The Branch started in 1981, when it separated from New South Wakes, but Scouting started much earlier with the formation of the 1st Canberra Scout Group in Canberra which was registered on 27 January 1917. This Group appears to have closed for a while and then was reregistered in 1925, when the 2nd and 3rd Canberra Scout Groups were also formed. Prior to official registration, 1st Ainslie met as an unregistered Group in 1915/16.

In 1927, Canberra Scouts together with members from other States provided support for the opening of Parliament House. The Scouts camped behind the Prime Minister's Lodge in Deakin. The scouts helped with car parking, carrying messages, and stoking the wood-fired boilers at the restaurant marquees.

In 1934, Canberra Scouts attended the first Australian Scout Jamboree in Frankston, near Melbourne.

Lady Baden-Powell visited Canberra in 1948 and attended a reception in the grounds of Acton House. She visited again in 1967 when a rally was held at the Manuka Oval.

In 1957 to celebrate the 50th Anniversary, a camp was held in front of the Australian War Memorial.

Before 1981, Scouts in Canberra were part of the New South Wales branch Being part of the Queanbeyan and ACT District.

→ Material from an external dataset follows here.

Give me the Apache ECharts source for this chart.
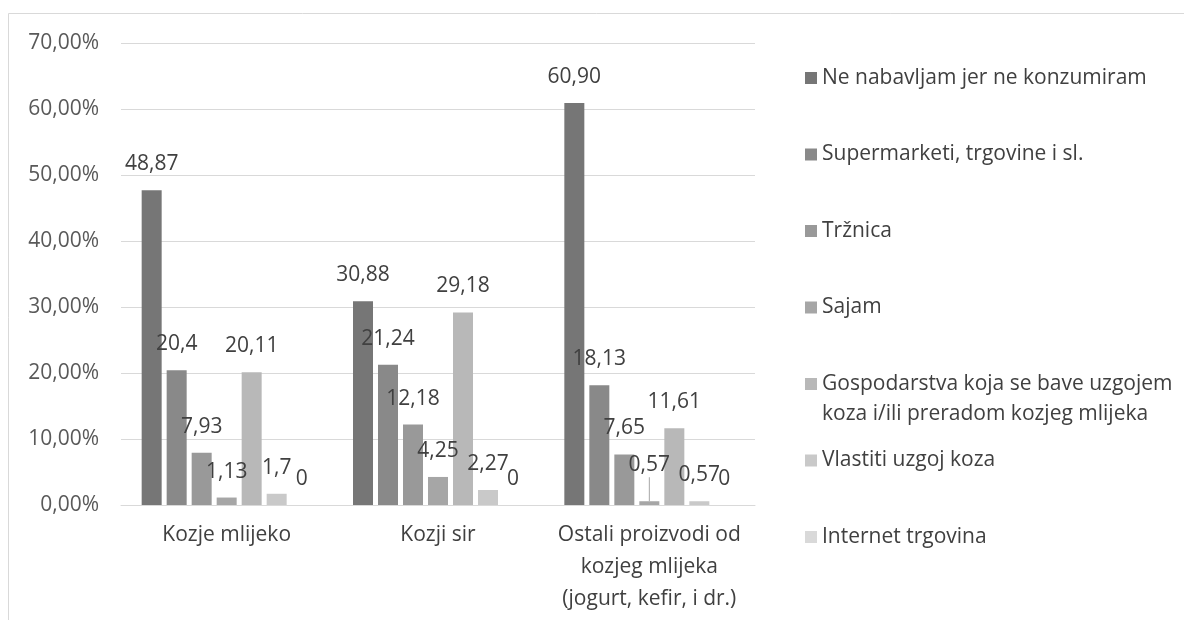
<!DOCTYPE html>
<html>
<head>
<meta charset="utf-8">
<script src="https://cdn.jsdelivr.net/npm/echarts@6/dist/echarts.min.js"></script>
<style>
  html, body { margin: 0; padding: 0; background: #fff; }
  #main { width: 1184px; height: 620px; }
</style>
</head>
<body>
<div id="main"></div>
<script>
// kategorije (x os)
var categories = ['Kozje mlijeko', 'Kozji sir', 'Ostali proizvodi od\nkozjeg mlijeka\n(jogurt, kefir, i dr.)'];

// nazivi serija
var seriesNames = [
  'Ne nabavljam jer ne konzumiram',
  'Supermarketi, trgovine i sl.',
  'Tržnica',
  'Sajam',
  'Gospodarstva koja se bave uzgojem\nkoza i/ili preradom kozjeg mlijeka',
  'Vlastiti uzgoj koza',
  'Internet trgovina'
];

// visine stupaca (%), očitano sa slike
var neNabavljam = [47.7, 30.88, 60.9];
var supermarketi = [20.4, 21.24, 18.13];
var trznica = [7.93, 12.18, 7.65];
var sajam = [1.13, 4.25, 0.57];
var gospodarstva = [20.11, 29.18, 11.61];
var vlastitiUzgoj = [1.7, 2.27, 0.57];
var internet = [0, 0, 0];

// natpisi iznad stupaca
var neNabavljamLbl = ['48,87', '30,88', '60,90'];
var supermarketiLbl = ['20,4', '21,24', '18,13'];
var trznicaLbl = ['7,93', '12,18', '7,65'];
var sajamLbl = ['1,13', '4,25', '0,57'];
var gospodarstvaLbl = ['20,11', '29,18', '11,61'];
var vlastitiUzgojLbl = ['1,7', '2,27', '0,57'];
var internetLbl = ['0', '0', '0'];

var yTicks = [0, 10, 20, 30, 40, 50, 60, 70];

var values = [neNabavljam, supermarketi, trznica, sajam, gospodarstva, vlastitiUzgoj, internet];
var labels = [neNabavljamLbl, supermarketiLbl, trznicaLbl, sajamLbl, gospodarstvaLbl, vlastitiUzgojLbl, internetLbl];
var colors = ['#767676', '#898989', '#999999', '#a6a6a6', '#b8b8b8', '#c9c9c9', '#d9d9d9'];

var FONT = 'Open Sans';
var FS = 21;

var series = seriesNames.map(function (name, i) {
  var s = {
    name: name,
    type: 'bar',
    barWidth: 20,
    barGap: '25%',
    color: colors[i],
    data: values[i],
    label: {
      show: true,
      position: 'top',
      distance: 14,
      color: '#404040',
      fontFamily: FONT,
      fontSize: FS,
      lineHeight: 24,
      formatter: function (p) { return labels[i][p.dataIndex]; }
    }
  };
  // u Excelu je natpis "0,57" (Sajam, treća kategorija) pomaknut gore s vodilicom
  if (i === 3) {
    s.data = values[i].map(function (v, k) {
      return k === 2 ? { value: v, labelLine: { show: true } } : v;
    });
    s.labelLayout = function (p) { return p.dataIndex === 2 ? { dy: -10 } : {}; };
    s.labelLine = { show: false, length2: 0, lineStyle: { color: '#a6a6a6', width: 1 } };
  }
  return s;
});

// legenda - jedna stavka po seriji, razmak kao u Excelu
var legends = seriesNames.map(function (name, i) {
  var center = 78 + i * 76.5;
  var twoLines = name.indexOf('\n') >= 0;
  return {
    data: [name],
    orient: 'vertical',
    left: 805,
    top: twoLines ? center - 45 : center - 15,
    padding: 0,
    icon: 'rect',
    itemWidth: 12,
    itemHeight: 12,
    selectedMode: false,
    // prazan prvi red da ikona stoji uz prvi red teksta
    formatter: function (n) { return twoLines ? ' \n' + n : n; },
    textStyle: { color: '#404040', fontFamily: FONT, fontSize: FS, lineHeight: 30 }
  };
});

var myChart = echarts.init(document.getElementById('main'));
myChart.setOption({
  animation: false,
  backgroundColor: '#fff',
  graphic: [{
    type: 'rect',
    shape: { x: 8.5, y: 13.5, width: 1300, height: 700 },
    style: { fill: 'none', stroke: '#d9d9d9', lineWidth: 1 },
    silent: true
  }],
  legend: legends,
  grid: { left: 121, right: 1184 - 755, top: 43, bottom: 115 },
  xAxis: {
    type: 'category',
    data: categories,
    axisLine: { lineStyle: { color: '#d9d9d9' } },
    axisTick: { show: false },
    axisLabel: { interval: 0, color: '#404040', fontFamily: FONT, fontSize: FS, lineHeight: 32, margin: 14 }
  },
  yAxis: {
    type: 'value',
    min: yTicks[0],
    max: yTicks[yTicks.length - 1],
    interval: 10,
    axisLine: { show: false },
    axisTick: { show: false },
    splitLine: { lineStyle: { color: '#d9d9d9' } },
    axisLabel: {
      color: '#595959', fontFamily: FONT, fontSize: FS, margin: 22,
      formatter: function (v) { return v.toFixed(2).replace('.', ',') + '%'; }
    }
  },
  series: series
});
</script>
</body>
</html>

On 1 April 2006, Scouts in the Australian Capital Territory celebrated their branch's 25th anniversary with a party in Glebe Park, Canberra, where they were presented with the Key to the City of Canberra in recognition of service to the community. The scouts have decided to use the privilege to camp overnight in otherwise forbidden places in the city, for example on top of Mount Majura which is part of the Canberra Nature Park, under the Giant Mushroom in Belconnen Markets, in the middle of Page Oval and on an island in Lake Tuggeranong.

In 2006 there are approximately 1800 scouts in Canberra and 430 adult scout leaders.

==Gang Shows==
- Canberra Gang Show - started in 1966.